Au fil des chapitres se construit ainsi le portrait de mécanismes efficaces qui reposent, paradoxalement, sur un déséquilibre radical entre puissance accordée aux discours et faiblesse supposée des actes. Les sciences sociales, contrairement à l’image qu’en donnent ces discours accusateurs, visent avant tout à conserver cet équilibre dynamique entre idées explicatives et données empiriques. Ces discours accusateurs ne s’embarrassent pas d’évaluer le bienfondé des faits qu’ils convoquent, et, parallèlement, ils laissent croire que les hypothèses et concepts émergents de ces approches universitaires auraient des effets directs et dévastateurs sur le monde social. D’où la préférence pour les grands mots tels que la liberté (d’expression, chapitre quatre) plutôt que pour les situations dans lesquelles celle-ci est empêchée, réduite ou au contraire garantie, et plutôt que pour les discriminations effectives.

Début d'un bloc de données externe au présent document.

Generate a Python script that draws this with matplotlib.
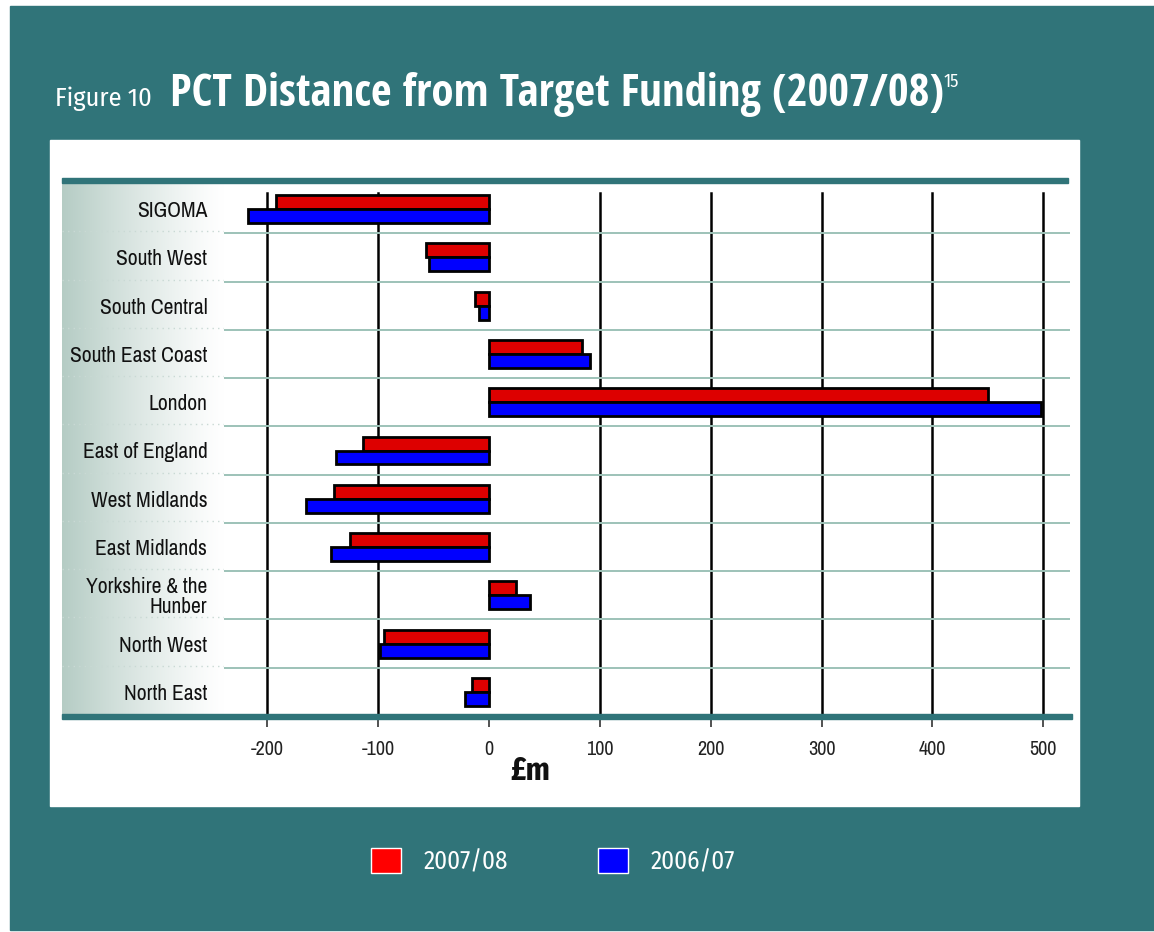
import matplotlib
matplotlib.use('Agg')
import matplotlib.pyplot as plt
from matplotlib.patches import Rectangle, Patch
import numpy as np

regions = ['SIGOMA', 'South West', 'South Central', 'South East Coast', 'London',
           'East of England', 'West Midlands', 'East Midlands',
           'Yorkshire & the\nHunber', 'North West', 'North East']
dist_0708 = [-192, -57, -13, 84, 450, -114, -140, -125, 24, -95, -15]
dist_0607 = [-217, -54, -9, 91, 498, -138, -165, -143, 37, -98, -22]
series_labels = ['2007/08', '2006/07']
xticks = [-200, -100, 0, 100, 200, 300, 400, 500]

W, H = 1154, 932
teal = '#307479'
narrow = ['Archivo Narrow', 'DejaVu Sans']
title_font = ['Open Sans Condensed', 'Open Sans', 'DejaVu Sans']
legend_font = ['Fira Sans Condensed', 'DejaVu Sans']
plt.rcParams['font.family'] = narrow


def fx(px):
    return px / W


def fy(py):
    return 1 - py / H


fig = plt.figure(figsize=(W / 100, H / 100), dpi=100, facecolor='white')

# teal page and white chart panel
fig.patches.append(Rectangle((fx(10), fy(930)), fx(1154 - 10), (930 - 6) / H,
                             transform=fig.transFigure, color=teal, zorder=-3))
fig.patches.append(Rectangle((fx(50), fy(806)), fx(1079 - 50), (806 - 140) / H,
                             transform=fig.transFigure, color='white', zorder=-2))

# shaded label strip on the left
gax = fig.add_axes([fx(62), fy(714), fx(224 - 62), (714 - 183) / H], zorder=-1)
t = np.linspace(0, 1, 200)
shade = (1 - t) ** 1.2
c0 = np.array([0.71, 0.80, 0.77])
img = 1 - shade[None, :, None] * (1 - c0[None, None, :])
gax.imshow(img, aspect='auto', extent=[0, 1, 0, 1])
for i in range(10):
    gax.axhline(1 - (i + 1) / 11, color='#c9d9d4', lw=1, ls=(0, (1, 3)))
gax.set_axis_off()

ax = fig.add_axes([fx(224), fy(716), fx(1070 - 224), (716 - 185) / H])
ax.set_facecolor('none')
y = np.arange(len(regions))

for v in xticks:
    if v != 0:
        ax.axvline(v, ymin=0, ymax=0.985, color='black', lw=1.8, zorder=1)
for i in range(len(regions) - 1):
    ax.axhline(i + 0.5, color='#9dc2b8', lw=1.4, zorder=1)

ax.barh(y - 0.145, dist_0708, height=0.29, color='#dd0000', edgecolor='black',
        lw=2, zorder=3)
ax.barh(y + 0.145, dist_0607, height=0.29, color='#0000ff', edgecolor='black',
        lw=2, zorder=3)

ax.set_xlim(-239.1, 524.1)
ax.set_ylim(len(regions) - 0.5, -0.5)
for s in ax.spines.values():
    s.set_visible(False)

ax.set_xticks(xticks)
ax.set_xticklabels([str(v) for v in xticks])
ax.tick_params(axis='x', length=8, width=1.2, color='#333333', pad=9,
               labelsize=14.5, labelcolor='#222222')
ax.set_yticks(y)
ax.set_yticklabels(regions)
ax.tick_params(axis='y', length=0, pad=12, labelsize=15.5, labelcolor='#111111')
for lbl in ax.get_yticklabels():
    lbl.set_linespacing(1.0)

# teal bands above and below the plot
fig.patches.append(Rectangle((fx(62), fy(183)), fx(1068 - 62), 5 / H,
                             transform=fig.transFigure, color=teal, zorder=2))
fig.patches.append(Rectangle((fx(62), fy(719)), fx(1072 - 62), 5 / H,
                             transform=fig.transFigure, color=teal, zorder=2))

fig.text(fx(530), fy(771), '£m', fontsize=23, weight='bold', ha='center',
         va='center', color='#111111', family=legend_font)

# title
fig.text(fx(55), fy(106), 'Figure 10', fontsize=19, color='white', va='baseline',
         family=legend_font, weight='normal')
title = fig.text(fx(170), fy(106), 'PCT Distance from Target Funding (2007/08)',
                 fontsize=31, weight='bold', color='white', va='baseline',
                 family=title_font)
fig.canvas.draw()
bb = title.get_window_extent()
title.set_fontsize(31 * min(1.2, max(0.8, 770 / bb.width)))
fig.canvas.draw()
bb = title.get_window_extent()
fig.text(bb.x1 / W, fy(87), '15', fontsize=13, color='white',
         va='baseline', family=legend_font)

handles = [Patch(facecolor='#ff0000', edgecolor='white', lw=1),
           Patch(facecolor='#0000ff', edgecolor='white', lw=1)]
fig.legend(handles, series_labels, loc='center', bbox_to_anchor=(fx(553), fy(861)),
           ncol=2, frameon=False, prop={'family': legend_font, 'size': 18},
           labelcolor='white', handlelength=1.2, handleheight=1.2,
           handletextpad=0.9, columnspacing=3.6)

fig.savefig('out.png', dpi=100, facecolor='white')
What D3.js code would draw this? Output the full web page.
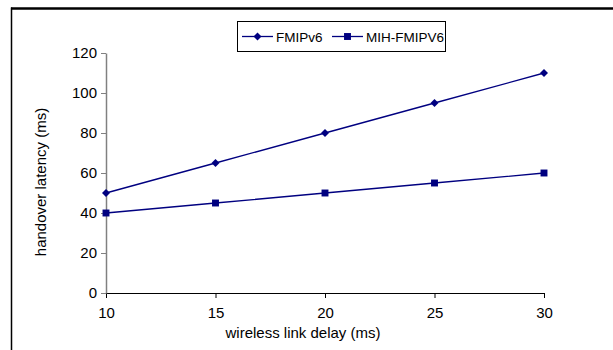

L’ouvrage, malgré son ancrage du côté des sciences sociales, peut donner l’apparence d’entrer dans la polémique. Il prend directement position, défend une thèse, et s’appuie d’une manière qu’on pourra trouver parfois excessive sur des citations ad hoc. Il est par ailleurs parfois difficile de distinguer les chapitres entre eux, ce qui peut donner l’impression de la répétition dans les arguments. Mais, entre l’essai et l’ouvrage scientifique dans la forme, ce livre vaut notamment parce qu’il illustre par lui-même ce qu’il défend. L’enjeu ne se situe pas dans le rapport entre interprétation et données, qui est toujours au coeur des arguments de sens commun, mais dans la possibilité de discuter ce rapport. C’est-à-dire l’explicitation des idées et des données favorisées pour permettre la confrontation à d’autres rapports possibles. C’est le propre des sciences sociales que de mettre ainsi en discussion les positions et prises de positions possibles. La polémique, celle qui envahit les médias, s’en trouve transformée en débat dans lequel il devient possible de contre argumenter. Ce qui est le propre du monde scientifique, contre tous les dogmes. Le livre incite à prendre cela au sérieux, dans et hors de l’université.